Oil Prices Rise as Houthi Militants Enter Middle East War
Why It Matters
Higher oil prices and potential Red Sea disruptions threaten global energy costs, prompting investors and policymakers to reassess supply‑risk strategies.
Key Takeaways
- •Houthi missile launch escalates Red Sea security concerns
- •Oil prices rose to $115 per barrel amid heightened risk
- •Saudi pipeline offers alternative to Hormuz but faces Red Sea threats
- •UAE’s Fujairah port attacks disrupt loading for several days
- •Traders shift focus from peace hopes to escalation risk
Summary
The video discusses how the Houthi militia’s decision to join the Israel‑Hamas conflict is reshaping energy markets, especially by bringing the Red Sea into the geopolitical risk calculus.
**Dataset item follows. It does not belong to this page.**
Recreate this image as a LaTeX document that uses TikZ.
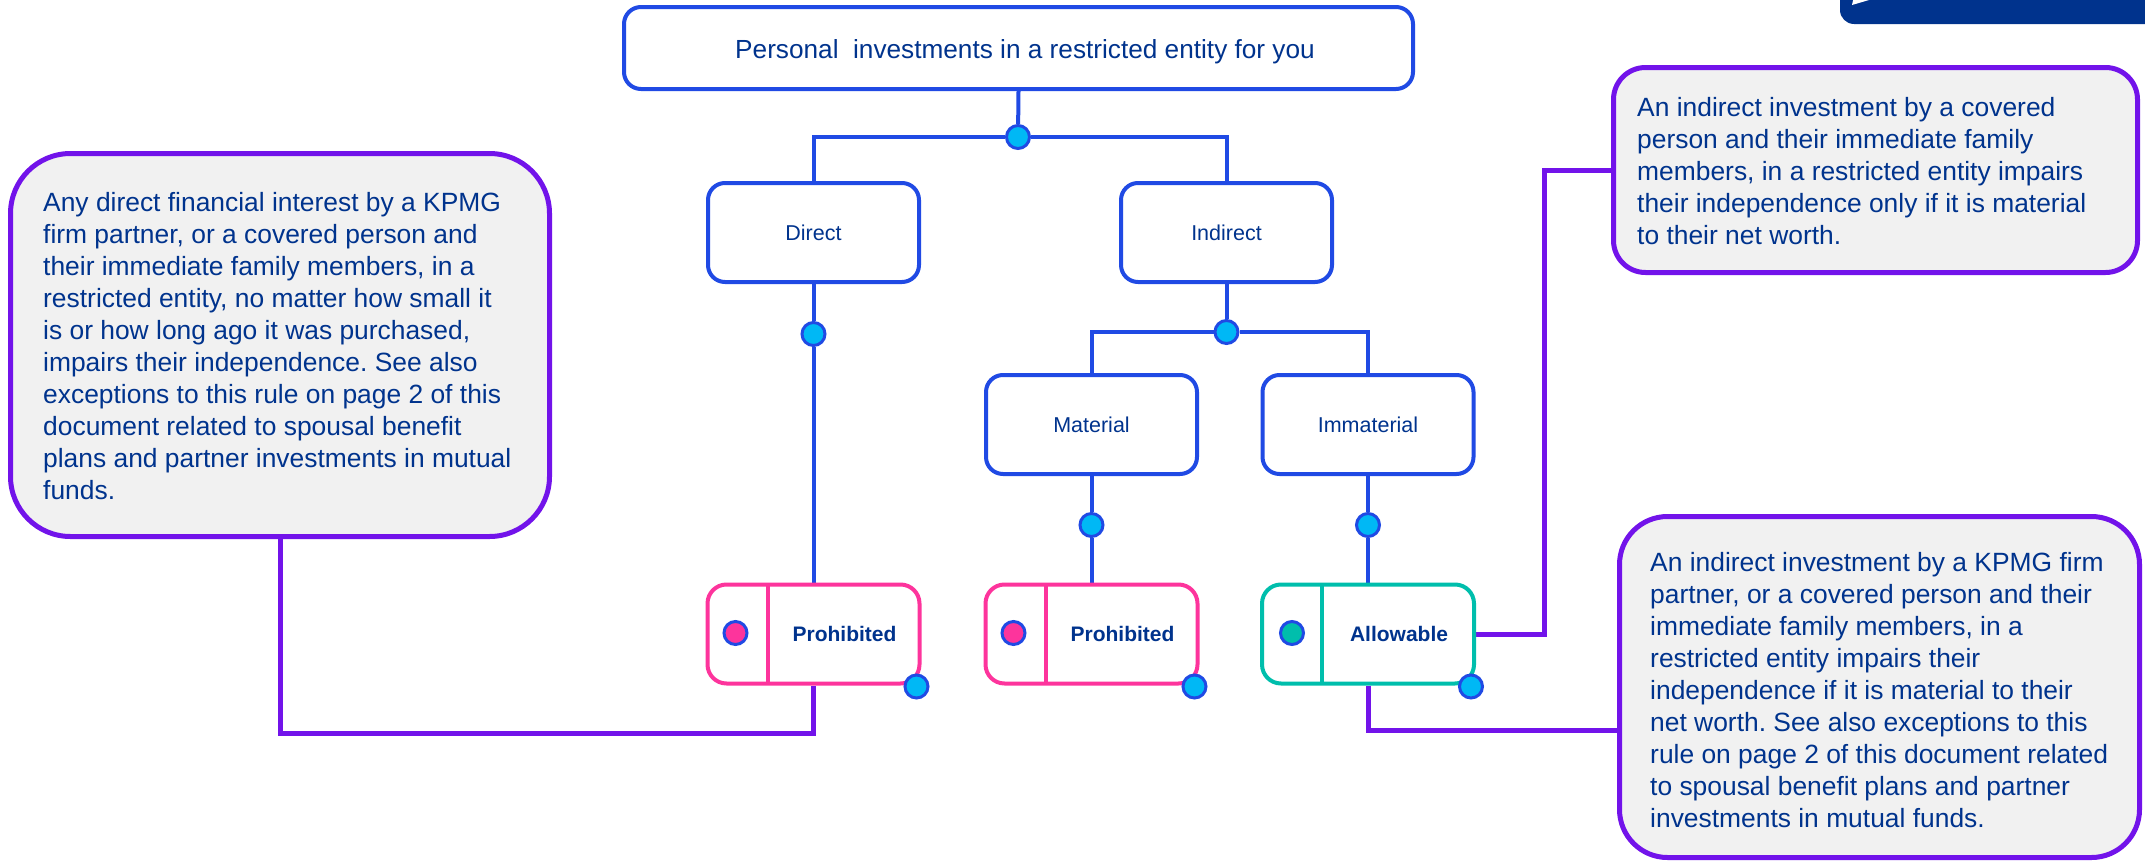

Following a weekend missile launch toward Israel, oil futures jumped to about $115 a barrel, up from the low‑$100s last week. Analysts highlighted the strategic importance of the Bab al‑Mandeb choke point, where Saudi Arabia’s southern pipeline and the UAE’s Fujairah terminal serve as rare alternatives to the Hormuz strait, which remains blocked by Iran.
As one commentator noted, “We’re up today…115…risk of escalation making traders nervous,” underscoring the shift from optimism about a peace process to heightened fear of broader conflict. The discussion also referenced recent attacks on vessels near Fujairah that have halted loading for several days.
The heightened risk could sustain higher crude prices, pressure shipping routes, and force market participants to re‑price supply‑chain contingencies, reinforcing the Red Sea’s emerging role as a critical flashpoint for global oil supply.